Photo Jennifer Davis, ICF
Meet the Class of 2010 Whooping Crane Chicks!
Hatch-year 2010 of the Eastern Flock

Crane # 18-10 DAR

Date Hatched

May 24, 2010



Egg Source

Leg Bands

(Attached before first migration)

Left Leg Right Leg

  • Read more about the raising and naming of the DAR chicks.
    *Scroll to bottom for most recent history.*
Photo ICF

Personality as a Chick
"Nacho" was this chick's baby name after hatching at ICF. First of the DAR chicks to fledge (August 15).

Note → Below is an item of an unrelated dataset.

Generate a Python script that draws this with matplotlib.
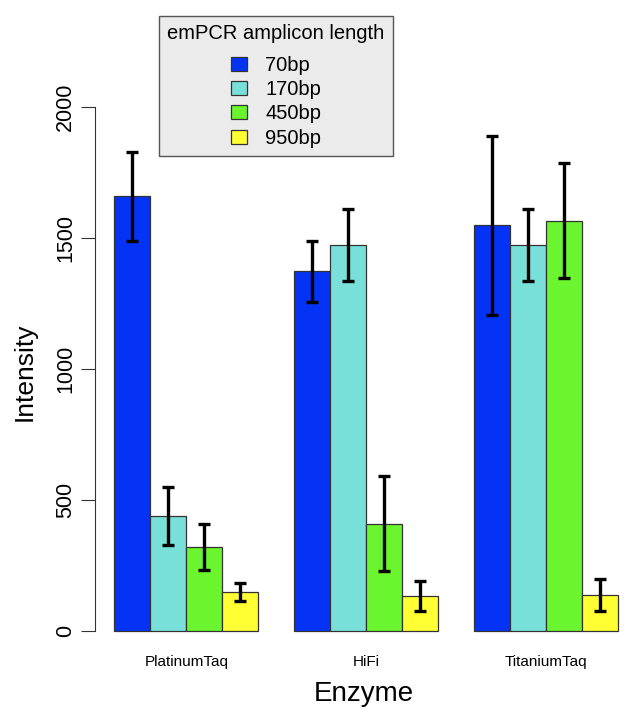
import matplotlib
matplotlib.use("Agg")
import matplotlib.pyplot as plt
import numpy as np

plt.rcParams['font.family'] = ['Liberation Sans', 'DejaVu Sans']

# data
enzymes = ["PlatinumTaq", "HiFi", "TitaniumTaq"]
lengths = ["70bp", "170bp", "450bp", "950bp"]
bp70 = [1660, 1373, 1548]
bp170 = [440, 1472, 1472]
bp450 = [320, 410, 1566]
bp950 = [150, 134, 139]
err70 = [170, 116, 343]
err170 = [110, 138, 138]
err450 = [87, 180, 220]
err950 = [35, 56, 61]
colors = ["#0433F6", "#78E0D8", "#6AF52E", "#FFFF33"]

W, H = 632, 722
fig = plt.figure(figsize=(W / 100, H / 100), dpi=100)

# axes placed in pixels: left axis line at x=95, zero at y=631, 2000 at y=107
px_per_unit = 524 / 2000
ax_left, ax_top, ax_bot = 95, 5, 645
ax = fig.add_axes([ax_left / W, 1 - ax_bot / H, (W - ax_left) / W, (ax_bot - ax_top) / H])
ax.set_ylim(-(ax_bot - 631) / px_per_unit, (631 - ax_top) / px_per_unit)
bar_px = 36.0
ax.set_xlim(1 - (114.3 - ax_left) / bar_px, 1 + (W - 114.3) / bar_px)

values = [bp70, bp170, bp450, bp950]
errs = [err70, err170, err450, err950]
handles = []
for j in range(4):
    xs = [1 + 5 * i + j + 0.5 for i in range(3)]
    b = ax.bar(xs, values[j], width=1.0, color=colors[j], edgecolor="#333333",
               linewidth=0.9, label=lengths[j], zorder=2)
    handles.append(b)
    ax.errorbar(xs, values[j], yerr=errs[j], fmt="none", ecolor="black",
                elinewidth=2.4, capsize=4.3, capthick=2.4, zorder=3)

centers = [1 + 5 * i + 2 for i in range(3)]
ax.set_xticks(centers)
ax.set_xticklabels(enzymes, fontsize=11)
ax.tick_params(axis="x", length=0, pad=7.5)

ax.set_yticks([0, 500, 1000, 1500, 2000])
ax.set_yticklabels(["0", "500", "1000", "1500", "2000"], rotation=90, va="center", fontsize=15.5)
ax.tick_params(axis="y", length=10, width=0.8, pad=3.5, color="#333333")

for s in ["top", "right", "bottom"]:
    ax.spines[s].set_visible(False)
ax.spines["left"].set_bounds(0, 2000)
ax.spines["left"].set_linewidth(0.8)
ax.spines["left"].set_color("#333333")

fig.text(25 / W, 1 - 372 / H, "Intensity", rotation=90, fontsize=19, ha="center", va="center")
fig.text(364 / W, 1 - 694 / H, "Enzyme", fontsize=20, ha="center", va="center")

leg = ax.legend(handles=handles, labels=lengths, title="emPCR amplicon length",
                loc="upper left", bbox_to_anchor=(159 / W, 1 - 16 / H),
                bbox_transform=fig.transFigure, borderaxespad=0,
                fontsize=14.5, title_fontsize=14.5, frameon=True, fancybox=False,
                handlelength=0.8, handleheight=0.7, handletextpad=0.9,
                labelspacing=0.26, borderpad=0.42)
# extra room between the title and the entries
leg._legend_box.sep = 9
frame = leg.get_frame()
frame.set_facecolor("#EBEBEB")
frame.set_edgecolor("#555555")
frame.set_linewidth(1.0)
frame.set_alpha(1)

fig.savefig("out.png", dpi=100)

"He has always been the oldest and for a while, was the biggest. Even though he's been outsized, he still comfortably holds the title of dominant bird. He seems to be the responsible one, leading the others to good foraging grounds. We have likened him to a high school quarter back; he's likable, popular, and the top dog," reports Jen.

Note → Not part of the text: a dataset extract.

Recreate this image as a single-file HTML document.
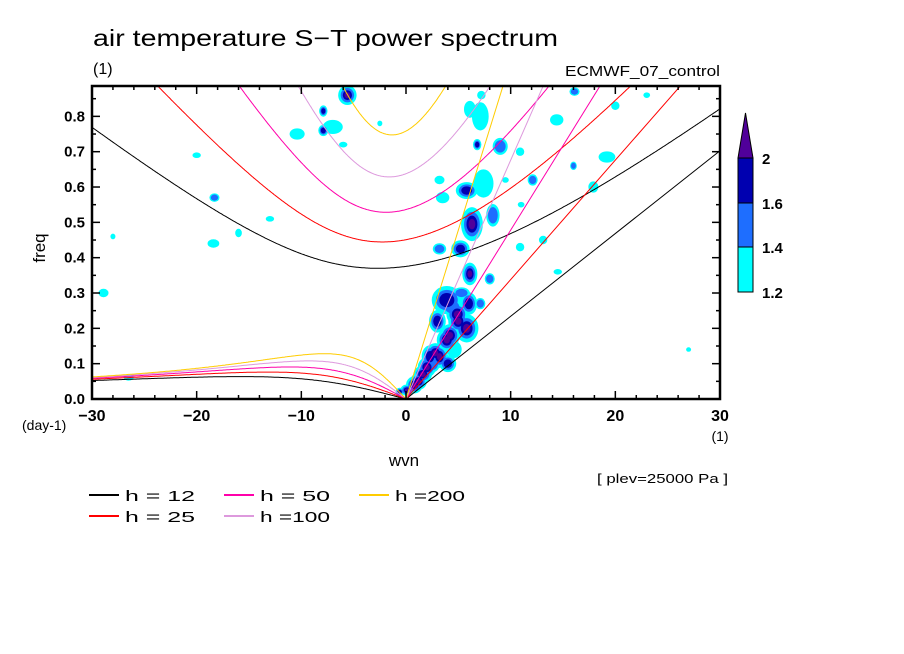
<!DOCTYPE html>
<html><head><meta charset="utf-8"><style>
body{margin:0;background:#fff}
svg{display:block;font-family:"Liberation Sans",sans-serif}
</style></head><body>
<svg id="chart" width="904" height="654" viewBox="0 0 904 654">
<defs><clipPath id="pc"><rect x="92" y="86" width="628" height="313"/></clipPath></defs>
<rect width="904" height="654" fill="#fff"/>
<text x="93" y="46" font-size="23" textLength="465" lengthAdjust="spacingAndGlyphs">air temperature S−T power spectrum</text>
<text x="93" y="74" font-size="16">(1)</text>
<text x="565" y="76" font-size="15" textLength="155" lengthAdjust="spacingAndGlyphs">ECMWF_07_control</text>
<g id="blobs" clip-path="url(#pc)"></g>
<g id="curves" clip-path="url(#pc)"></g>
<g id="axes"></g>
<text x="45" y="248" font-size="17" text-anchor="middle" transform="rotate(-90 45 248)">freq</text>
<text x="22" y="430" font-size="14">(day-1)</text>
<text x="404" y="466" font-size="17" text-anchor="middle">wvn</text>
<text x="720" y="441" font-size="14" text-anchor="middle">(1)</text>
<text x="597" y="483" font-size="13" textLength="131" lengthAdjust="spacingAndGlyphs">[ plev=25000 Pa ]</text>
<g id="legend"></g>
<g id="cbar"></g>
</svg>
<script>
const NS="http://www.w3.org/2000/svg";
const depths=[12,25,50,100,200];
const depthColors=["#000000","#ff0000","#ff00aa","#dd99dd","#ffcc00"];
const depthLabels=["h = 12","h = 25","h = 50","h =100","h =200"];
const xTicks=[-30,-20,-10,0,10,20,30];
const yTicks=[0,0.1,0.2,0.3,0.4,0.5,0.6,0.7,0.8];
const cbarLevels=[1.2,1.4,1.6,2];
const levelColors=["#00ffff","#1e6eff","#0000b0","#50009a"];
// blobs: wavenumber, frequency, half-width (wvn), half-height (freq), level 1-4
const blobWvn=[-5.6,-7.9,-7.9,-7,-10.4,7.1,6.1,14.4,9,6.8,10.9,19.2,5.8,7.4,12.1,6.3,8.3,5.2,3.2,6.1,8,3.5,3.2,10.9,13.1,16,17.9,7.2,
 3.9,4.9,5.8,3,3.9,2.3,3.2,1.6,0.8,0.1,-0.6,2.6,4.4,5.3,7.1,4.6,
 -28.9,-18.3,-18.4,-16,-13,-20,-28,-26.5,27,16.1,20,23,-6,-2.5,11,14.5,9.5,
 1.2,2.0,2.8,4.2,5.0,6.0,4.0];
const blobFreq=[0.86,0.815,0.76,0.77,0.75,0.80,0.82,0.79,0.715,0.72,0.70,0.685,0.59,0.61,0.62,0.495,0.52,0.425,0.425,0.354,0.34,0.57,0.62,0.43,0.45,0.66,0.60,0.86,
 0.28,0.24,0.20,0.22,0.167,0.12,0.12,0.07,0.04,0.025,0.02,0.1,0.26,0.30,0.27,0.14,
 0.30,0.57,0.44,0.47,0.51,0.69,0.46,0.06,0.14,0.87,0.83,0.86,0.72,0.78,0.55,0.36,0.62,
 0.05,0.09,0.13,0.18,0.22,0.27,0.1];
const blobW=[1.1,0.5,0.6,1.2,0.9,1.0,0.7,0.8,0.9,0.5,0.5,1.0,1.3,1.2,0.6,1.3,0.8,1.1,0.8,0.9,0.6,0.8,0.6,0.5,0.5,0.4,0.6,0.5,
 1.8,1.3,1.4,1.0,1.2,1.0,1.0,1.1,1.0,0.8,0.5,0.8,1.2,1.0,0.6,0.9,
 0.6,0.6,0.7,0.4,0.5,0.5,0.3,0.6,0.3,0.6,0.5,0.4,0.5,0.3,0.4,0.5,0.4,
 1.0,1.1,1.1,1.2,1.2,1.0,1.0];
const blobH=[0.035,0.02,0.02,0.025,0.02,0.05,0.03,0.02,0.03,0.02,0.015,0.02,0.03,0.05,0.02,0.06,0.04,0.03,0.02,0.04,0.02,0.02,0.015,0.015,0.015,0.015,0.02,0.015,
 0.05,0.04,0.05,0.04,0.04,0.04,0.04,0.03,0.03,0.02,0.015,0.03,0.03,0.02,0.02,0.03,
 0.015,0.015,0.015,0.015,0.01,0.01,0.01,0.01,0.008,0.015,0.015,0.01,0.01,0.01,0.01,0.01,0.01,
 0.03,0.035,0.035,0.04,0.04,0.04,0.03];
const blobLvl=[4,3,3,1,1,1,1,1,2,3,1,1,3,1,2,4,2,3,2,4,2,1,1,1,1,2,1,1,
 3,4,4,3,4,3,4,4,4,4,3,2,2,2,2,1,
 1,2,1,1,1,1,1,1,1,2,1,1,1,1,1,1,1,
 4,4,4,4,4,3,3];

const X0=92,X1=720,Y0=399,YT=86,FMAX=(399-86)/353.3;
const xs=w=>X0+(w+30)/60*(X1-X0);
const ys=f=>Y0-f*353.3;
function mk(tag,attrs,parent){const e=document.createElementNS(NS,tag);for(const k in attrs)e.setAttribute(k,attrs[k]);parent.appendChild(e);return e;}

// blobs
const gb=document.getElementById('blobs');
const scales=[0.8,0.58,0.4,0.25];
for(let L=0;L<4;L++){
 for(let i=0;i<blobWvn.length;i++){
  if(blobLvl[i]<=L)continue;
  const rx=blobW[i]*10.47*scales[L], ry=blobH[i]*353.3*scales[L];
  const e=mk('ellipse',{cx:xs(blobWvn[i]),cy:ys(blobFreq[i]),rx:rx,ry:ry,fill:levelColors[L]},gb);
  
  
 }
}

// dispersion curves
const g=9.81,a=6.371e6,Om=7.292e-5,beta=2*Om/a;
function roots(kk,c){
 const p=-(c*c*kk*kk+3*beta*c), q=-beta*c*c*kk;
 const m=2*Math.sqrt(-p/3);
 let arg=3*q/(2*p)*Math.sqrt(-3/p); arg=Math.max(-1,Math.min(1,arg));
 const th=Math.acos(arg)/3;
 return [0,1,2].map(j=>m*Math.cos(th-2*Math.PI*j/3)).sort((u,v)=>u-v);
}
const cpd=w=>w*86400/(2*Math.PI);
const gc=document.getElementById('curves');
depths.forEach((h,di)=>{
 const c=Math.sqrt(g*h);
 let ig=[],ro=[];
 for(let s=-30;s<=30.001;s+=0.1){
  const kk=s/a;const r=roots(kk,c);
  ig.push([s,cpd(r[2])]);
  if(s<=0)ro.push([s,cpd(Math.max(0,r[1]))]);
 }
 const path=pts=>pts.map((p,i)=>(i?'L':'M')+xs(p[0]).toFixed(1)+' '+ys(p[1]).toFixed(1)).join('');
 const kel=[[0,0],[30,cpd(c*30/a)]];
 [['ig',ig],['rossby',ro],['kelvin',kel]].forEach(([n,pts])=>{
  const e=mk('path',{d:path(pts),fill:'none',stroke:depthColors[di],'stroke-width':1},gc);
  
  
 });
});

// axes
const ga=document.getElementById('axes');
mk('rect',{x:X0,y:YT,width:X1-X0,height:Y0-YT,fill:'none',stroke:'#000','stroke-width':2.5},ga);
for(let s=-30;s<=30;s+=2){const maj=s%10===0,l=maj?8:4,x=xs(s);
 mk('line',{x1:x,y1:Y0,x2:x,y2:Y0-l,stroke:'#000','stroke-width':1.5},ga);
 mk('line',{x1:x,y1:YT,x2:x,y2:YT+l,stroke:'#000','stroke-width':1.5},ga);}
for(let k=1;k*0.05<FMAX;k++){const f=k*0.05,maj=k%2===0,l=maj?8:4,y=ys(f);
 mk('line',{x1:X0,y1:y,x2:X0+l,y2:y,stroke:'#000','stroke-width':1.5},ga);
 mk('line',{x1:X1,y1:y,x2:X1-l,y2:y,stroke:'#000','stroke-width':1.5},ga);}
xTicks.forEach(t=>{const e=mk('text',{x:xs(t),y:421,'font-size':16,'font-weight':'bold','text-anchor':'middle'},ga);e.textContent=(t<0?'−':'')+Math.abs(t);
 });
yTicks.forEach(t=>{const e=mk('text',{x:85,y:ys(t)+5,'font-size':15,'font-weight':'bold','text-anchor':'end'},ga);e.textContent=t.toFixed(1);
 });

// legend
const gl=document.getElementById('legend');
depths.forEach((h,i)=>{const col=Math.floor(i/2),row=i%2;const x=89+col*135,y=495+row*21;
 const ln=mk('line',{x1:x,y1:y,x2:x+30,y2:y,stroke:depthColors[i],'stroke-width':2},gl);
 
 const t=mk('text',{x:x+36,y:y+6,'font-size':15,textLength:70,lengthAdjust:'spacingAndGlyphs'},gl);t.textContent=depthLabels[i];
 });

// colorbar
const gcb=document.getElementById('cbar');
const boxes=[[247,292,0],[203,247,1],[158,203,2]];
boxes.forEach(b=>{const r=mk('rect',{x:738,y:b[0],width:15,height:b[1]-b[0],fill:levelColors[b[2]],stroke:'#000','stroke-width':1},gcb);
 });
const tri=mk('polygon',{points:'738,158 753,158 745.5,113',fill:levelColors[3],stroke:'#000','stroke-width':1},gcb);

const cbPos=[292,247,203,158];
cbarLevels.forEach((v,i)=>{const t=mk('text',{x:762,y:cbPos[i]+6,'font-size':15,'font-weight':'bold'},gcb);t.textContent=String(v);
 });
</script>
</body></html>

The 11 DAR (Direct Autumn Release) Whooping Crane chicks were released October 25 on the Necedah National Wildlife Refuge (NWR). The young cranes learn the migration route from following older cranes. Biologists from ICF and the U.S. Fish & Wildlife Service are tracking the released DAR cranes using radio telemetry, picking up radio signals emitted from leg transmitters on the birds. The young DAR cranes are currently still on the refuge, but as they begin the migration south trackers will be monitoring the birds’ movements.

Sadly, #18-10 was killed on the morning of October 30 on Necedah NWR. He and three other DAR juveniles, two adult whooping cranes, and some sandhill cranes were near a small wet depression surrounded by reed canary grass. An unknown predator attacked the group, resulting in a bleeding scratch on the head of #20-10 and death of #18.